Marshall also came up with the idea of the “standard of life.” This is different from the term “standard of living” used to indicate economic prosperity and includes things like people's inner wellbeing. As a concept, it is very close to that of quality-of-life.
He also claimed that improving people's standard of life supported economic chivalry, arguing that quality of education, higher wages, and shorter working hours are important. These are things that can only be achieved through collaboration between industry, government, and academia.
Returning to the recap by Higashihara, he described a number of things, including that advances such as those in data analytics facilitate the use of systems thinking to resolve problems; plans to manage risk and develop businesses by using backcasting to design the future; and that the need for business leaders to pursue social value is greater than ever.

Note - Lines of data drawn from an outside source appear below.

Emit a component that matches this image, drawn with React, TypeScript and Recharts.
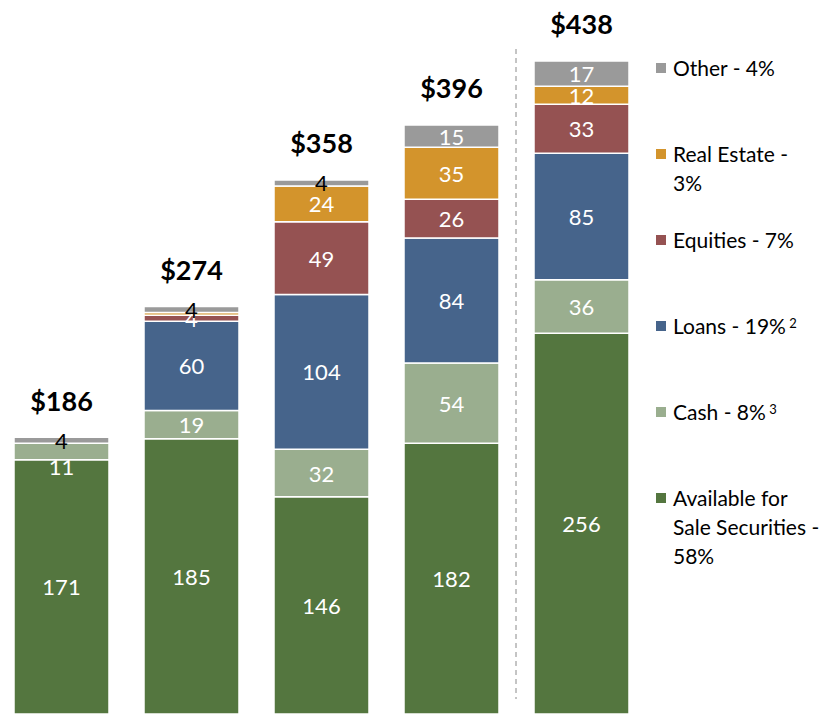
import { BarChart, Bar, XAxis, YAxis, LabelList } from "recharts";

// categories have no visible labels in the picture
const categories = ["1", "2", "3", "4", "5"];
const totals = ["$186", "$274", "$358", "$396", "$438"];

const afs = [171, 185, 146, 182, 256];
const cash = [11, 19, 32, 54, 36];
const loans = [0, 60, 104, 84, 85];
const equities = [0, 4, 49, 26, 33];
const realEstate = [0, 2, 24, 35, 12];
const other = [4, 4, 4, 15, 17];

const series = [
  { key: "afs", name: "Available for\nSale Securities -\n58%", sup: "", color: "#54763F" },
  { key: "cash", name: "Cash - 8%", sup: " 3", color: "#9AAE8F" },
  { key: "loans", name: "Loans - 19%", sup: " 2", color: "#46648B" },
  { key: "equities", name: "Equities - 7%", sup: "", color: "#955252" },
  { key: "realEstate", name: "Real Estate -\n3%", sup: "", color: "#D3942C" },
  { key: "other", name: "Other - 4%", sup: "", color: "#9A9A9A" },
];

const data = categories.map((c, i) => ({
  name: c,
  total: totals[i],
  afs: afs[i],
  cash: cash[i],
  loans: loans[i],
  equities: equities[i],
  realEstate: realEstate[i],
  other: other[i],
}));

const FONT = "Lato, 'Open Sans', sans-serif";

function segLabel(props: any) {
  const { x, y, width, height, value } = props;
  if (!value || value < 3) return null;
  // the "11" in the first bar sits just under its thin segment
  const cy = height < 17 && value >= 10 ? y + height + 7 : y + height / 2;
  return (
    <text
      x={x + width / 2}
      y={cy}
      fill="#fff"
      textAnchor="middle"
      dominantBaseline="central"
      fontSize={22}
      fontFamily={FONT}
    >
      {value}
    </text>
  );
}

function otherLabel(props: any) {
  const { x, y, width, height, value, index } = props;
  const small = value < 10;
  return (
    <g>
      {index === 4 && (
        <line x1={x - 18} x2={x - 18} y1={49} y2={699} stroke="#8a8a8a" strokeDasharray="5 4" />
      )}
      <text
        x={x + width / 2}
        y={y + height / 2}
        fill={small ? "#000" : "#fff"}
        textAnchor="middle"
        dominantBaseline="central"
        fontSize={22}
        fontFamily={FONT}
      >
        {value}
      </text>
      <text
        x={x + width / 2}
        y={y - 37}
        fill="#000"
        textAnchor="middle"
        dominantBaseline="central"
        fontSize={27}
        fontWeight="bold"
        fontFamily={FONT}
      >
        {totals[index]}
      </text>
    </g>
  );
}

function LegendBox() {
  const items = [...series].reverse();
  return (
    <div style={{ position: "absolute", left: 656, top: 53, width: 171, fontFamily: FONT }}>
      {items.map((s) => (
        <div key={s.key} style={{ height: 86, position: "relative" }}>
          <div
            style={{
              position: "absolute",
              left: 0,
              top: 10,
              width: 10,
              height: 10,
              background: s.color,
            }}
          />
          <div
            style={{
              position: "absolute",
              left: 17,
              top: 0,
              fontSize: 21,
              lineHeight: "29px",
              whiteSpace: "pre",
              color: "#000",
            }}
          >
            {s.name}
            {s.sup && <sup style={{ fontSize: 13, verticalAlign: "6px", lineHeight: 0 }}>{s.sup}</sup>}
          </div>
        </div>
      ))}
    </div>
  );
}

export default function App() {
  return (
    <div
      style={{
        position: "relative",
        width: 827,
        height: 714,
        margin: "-8px 0 0 -8px",
        background: "#fff",
        overflow: "hidden",
        fontFamily: FONT,
      }}
    >
      <BarChart
        width={827}
        height={714}
        data={data}
        margin={{ top: 0, right: 181, bottom: 0, left: -4 }}
        barSize={95}
      >
        <XAxis dataKey="name" hide />
        <YAxis hide domain={[0, 480]} />
        {series.map((s) => (
          <Bar
            key={s.key}
            dataKey={s.key}
            stackId="a"
            fill={s.color}
            stroke="#fff"
            strokeWidth={1.5}
            isAnimationActive={false}
          >
            <LabelList dataKey={s.key} content={s.key === "other" ? otherLabel : segLabel} />
          </Bar>
        ))}
      </BarChart>
      <LegendBox />
    </div>
  );
}
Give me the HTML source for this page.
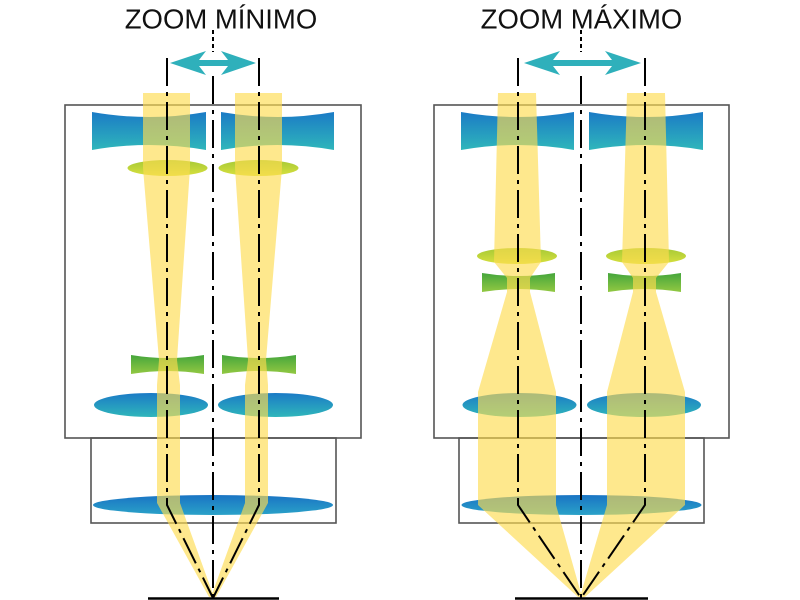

However, the comment that made the strongest impression was that harking back to the philosophies of our founders in the Meiji era will be essential to the pursuit of social value.
In fact, Professor Schwab has also made the point that expressing these philosophies in their corporate ethos is a good way of incorporating social value into technology.
Hitachi's corporate mission of “contributing to society through the development of superior, original technology and products” again springs to mind.
The Fourth Industrial Revolution has had a major impact and the pace of globalization has been very fast. While the tendency is to focus on what is happening right in front of us, I am reminded of the importance of looking at the system as a whole and of the significance of our founder's thinking as an unshakable architectural foundation.
I hope to have further opportunities to write about the thinking of our founders in the future.